Young men dashed past her, laughing as they kept pace with the towering chariot. Others raised their hands in worship as the god moved by.

Adam stopped just shy of the chemist’s shop, scanning the groups of loitering uniforms and patient horses. Constance craned her neck to look for the pale-eyed fellow from the photograph and failed utterly to see over the crowd.

Being short was dashed inconvenient at times.

Beside them, a makeshift stage had been erected at the side of the road. Neil stumbled back from a display of acrobatics by the foot of it as the actors stepped out from behind a curtain.

Ellie went oddly still as her attention locked on the performance. Her distant look gave Constance an itch of unease.

Adam noticed it as well. His eyes narrowed with concern and he put a hand to Ellie’s shoulder. “Hey, you all right?”

“What?” Ellie shook her head as though surfacing through deep water.

“You went over a bit funny there,” he elaborated patiently.

Ellie brushed off her skirt uncomfortably. “It’s… nothing.”

Adam clearly wasn’t convinced, but he didn’t press. “I’ll take a closer look at that shop,” he declared instead and slipped into the crowd.

Constance looked to the stage to see what might have made Ellie go over so strangely. Familiar characters strode across the platform—a muscular warrior with long hair and the mala necklace of an ascetic. A fellow with stuffed cheeks and a pinned-on tail, carrying a mace.

An even more impressive actor held up a bow, a quiver of arrows hanging on his back. His skin was painted a distinct sky blue.

“Oh—it’s the Ramayana!” Constance exclaimed. She pointed at the familiar characters. “Lord Rama’s the blue one. And that’s Hanuman, his loyal monkey companion, with the tail. The skinnier fellow must be Rama’s brother, Lakshmana.”

The curtain shimmered, and another actor stepped into view—a woman with fair skin and a shimmering sari, her hair dressed with flowers.

“And that’s Rama’s wife, Sita,” Constance added dryly. “Standing around doing nothing.”

Constance had never been very impressed by Sita. She was supposed to be divine, just like Rama and his companions—an avatar of the goddess Lakshmi. But what did she actually do?

Nothing, so far as Constance could tell. She gave longing looks while Rama won her hand in marriage. Joined him like a piece of luggage when he was exiled to a demon-haunted forest. Then she let herself get kidnapped by the evil Ravana, sparking Rama’s epic battle with the demon king.

What kind of goddess allowed herself to be kidnapped?

Not one that Constance was very impressed by.

A final player pushed through the curtain, his broad shoulders weighed down with ten maniacal faces.

The extra heads were all made of papier-maché, cleverly scaffolded around the actor’s face—not that Constance could see it yet through the undulating sea of humanity.

She pushed up on her toes for a better look. The bodies parted, and she found herself staring at a stranger—straight-backed, silver-haired, and sun-weathered with an officer’s peaked cap and pale gray eyes.

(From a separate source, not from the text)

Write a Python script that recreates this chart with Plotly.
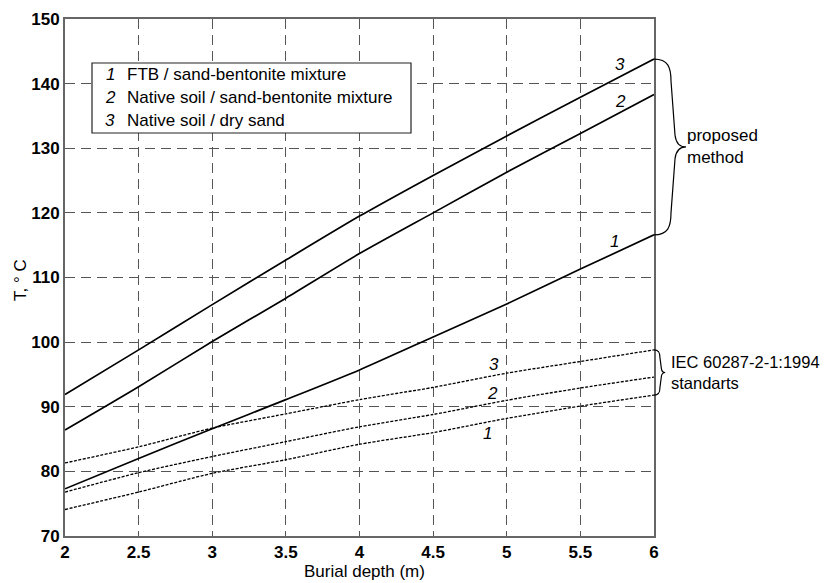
import plotly.graph_objects as go

# ---- data ----
depth = [2.0, 2.5, 3.0, 3.5, 4.0, 4.5, 5.0, 5.5, 6.0]
prop_1 = [77.3, 82.0, 86.6, 91.1, 95.7, 100.8, 105.9, 111.3, 116.6]
prop_2 = [86.4, 93.1, 100.1, 106.8, 113.7, 120.0, 126.3, 132.3, 138.3]
prop_3 = [91.9, 98.8, 105.8, 112.7, 119.5, 125.8, 131.9, 137.9, 143.8]
iec_1 = [74.1, 76.8, 79.7, 81.8, 84.2, 86.0, 88.2, 90.1, 91.8]
iec_2 = [76.8, 79.8, 82.3, 84.6, 86.9, 88.8, 91.0, 92.9, 94.6]
iec_3 = [81.3, 83.8, 86.7, 88.9, 91.1, 93.0, 95.2, 97.0, 98.8]
legend_labels = ["FTB / sand-bentonite mixture",
                 "Native soil / sand-bentonite mixture",
                 "Native soil / dry sand"]
x_ticks = [2, 2.5, 3, 3.5, 4, 4.5, 5, 5.5, 6]
x_tick_text = ["2", "2.5", "3", "3.5", "4", "4.5", "5", "5.5", "6"]
y_ticks = [70, 80, 90, 100, 110, 120, 130, 140, 150]

XR = [2, 6]
YR = [70, 150]
W, H = 829, 583
OFF = 8  # page body margin
# plot area edges on screen
SL, SR, ST, SB = 65, 654, 19, 536
PW = SR - SL
PH = SB - ST
ML, MT = SL - OFF, ST - OFF
MR = W - ML - PW
MB = H - MT - PH

FONT = "Liberation Sans, Arial, sans-serif"

def px_x(dx):  # pixel offset -> paper
    return dx / PW

def py_y(dy):
    return dy / PH

def val_to_paper_y(v):
    return (v - YR[0]) / (YR[1] - YR[0])

def pix_to_paper_x(p):
    return (p - SL) / PW

def pix_to_paper_y(p):
    return (SB - p) / PH

fig = go.Figure()

for ys in (prop_1, prop_2, prop_3):
    fig.add_trace(go.Scatter(x=depth, y=ys, mode="lines",
                             line=dict(color="black", width=1.7, shape="spline", smoothing=0.6),
                             showlegend=False, hoverinfo="skip"))
for ys in (iec_1, iec_2, iec_3):
    fig.add_trace(go.Scatter(x=depth, y=ys, mode="lines",
                             line=dict(color="black", width=1.3, dash="3px,1.5px",
                                       shape="spline", smoothing=0.6),
                             showlegend=False, hoverinfo="skip"))

shapes = []

def brace(v_top, v_bot, s):
    x0 = 1.0
    yt = val_to_paper_y(v_top)
    yb = val_to_paper_y(v_bot)
    ym = (yt + yb) / 2
    X = lambda d: x0 + px_x(d * s)
    Yd = lambda d: py_y(d * s)
    w1, a, tip = 14, 17, 32
    p = (f"M {X(0)},{yt} "
         f"C {X(w1)},{yt} {X(a)},{yt - Yd(8)} {X(a)},{yt - Yd(22)} "
         f"L {X(a + 4)},{ym + Yd(12)} "
         f"C {X(a + 5)},{ym + Yd(3)} {X(a + 9)},{ym} {X(tip)},{ym} "
         f"C {X(a + 9)},{ym} {X(a + 5)},{ym - Yd(3)} {X(a + 4)},{ym - Yd(12)} "
         f"L {X(a)},{yb + Yd(22)} "
         f"C {X(a)},{yb + Yd(8)} {X(w1)},{yb} {X(0)},{yb}")
    return dict(type="path", xref="paper", yref="paper", path=p,
                line=dict(color="black", width=1.2))

shapes.append(brace(prop_3[-1], prop_1[-1], 1.0))
shapes.append(brace(iec_3[-1], iec_1[-1], 0.35))

# legend box
shapes.append(dict(type="rect", xref="paper", yref="paper",
                   x0=pix_to_paper_x(92), x1=pix_to_paper_x(411),
                   y0=pix_to_paper_y(133), y1=pix_to_paper_y(63),
                   fillcolor="white", line=dict(color="#222", width=1.2),
                   layer="above"))

annotations = []
for i, (lab, ypx) in enumerate(zip(legend_labels, [75, 98, 121])):
    annotations.append(dict(xref="paper", yref="paper",
                            x=pix_to_paper_x(110), y=pix_to_paper_y(ypx),
                            text=f"<i>{i + 1}</i>", showarrow=False,
                            xanchor="center", yanchor="middle",
                            font=dict(family=FONT, size=17, color="black")))
    annotations.append(dict(xref="paper", yref="paper",
                            x=pix_to_paper_x(125), y=pix_to_paper_y(ypx),
                            text=lab, showarrow=False,
                            xanchor="left", yanchor="middle",
                            font=dict(family=FONT, size=17, color="black")))

# curve labels
curve_labels = [("3", 5.77, 143.0), ("2", 5.77, 137.3), ("1", 5.73, 115.5),
                ("3", 4.91, 96.6), ("2", 4.90, 92.1), ("1", 4.87, 85.9)]
for t, xv, yv in curve_labels:
    annotations.append(dict(x=xv, y=yv, xref="x", yref="y", text=f"<i>{t}</i>",
                            showarrow=False, xanchor="center", yanchor="middle",
                            font=dict(family=FONT, size=17, color="black")))

annotations.append(dict(xref="paper", yref="paper", x=1 + px_x(31),
                        y=(val_to_paper_y(prop_3[-1]) + val_to_paper_y(prop_1[-1])) / 2,
                        text="proposed<br>method", showarrow=False, align="left",
                        xanchor="left", yanchor="middle",
                        font=dict(family=FONT, size=17, color="black")))
annotations.append(dict(xref="paper", yref="paper", x=1 + px_x(15),
                        y=(val_to_paper_y(iec_3[-1]) + val_to_paper_y(iec_1[-1])) / 2,
                        text="IEC 60287-2-1:1994<br>standarts", showarrow=False,
                        align="left", xanchor="left", yanchor="middle",
                        font=dict(family=FONT, size=16.5, color="black")))

# axis titles
annotations.append(dict(xref="paper", yref="paper", x=pix_to_paper_x(364),
                        y=pix_to_paper_y(571), text="Burial depth (m)",
                        showarrow=False, xanchor="center", yanchor="middle",
                        font=dict(family=FONT, size=17, color="black")))
annotations.append(dict(xref="paper", yref="paper", x=pix_to_paper_x(20),
                        y=pix_to_paper_y(280), text="T, ° C", textangle=-90,
                        showarrow=False, xanchor="center", yanchor="middle",
                        font=dict(family=FONT, size=17, color="black")))

grid_common = dict(showgrid=True, gridcolor="#555", gridwidth=1.2,
                   griddash="10px,6px", showline=True, linecolor="#666",
                   linewidth=2, mirror=True, zeroline=False, ticks="",
                   automargin=False,
                   tickfont=dict(family=FONT, size=17, color="black", weight="bold"))

fig.update_layout(
    width=W, height=H,
    margin=dict(l=ML, r=MR, t=MT, b=MB),
    paper_bgcolor="white", plot_bgcolor="white",
    xaxis=dict(range=XR, tickvals=x_ticks, ticktext=x_tick_text, **grid_common),
    yaxis=dict(range=YR, tickvals=y_ticks, **grid_common),
    shapes=shapes,
    annotations=annotations,
)

fig.write_html("out.html")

The howling heads of the demon king framed the man so perfectly that for a moment, Constance was taken in by an illusion.

How odd, she thought, that the demon king of Lanka would be played by an old white man.

Neil grabbed her arm. “Hold on—isn’t that Borthwick?”

Constance blinked away her confusion as the figure of Ravana straightened, revealing that a young Indian fellow actually wore the costume, his face painted to match the scowling papier-maché masks braced on his broad shoulders.

It had been a trick of perspective. Borthwick, left behind, turned and slipped away into the mass of close-packed bodies.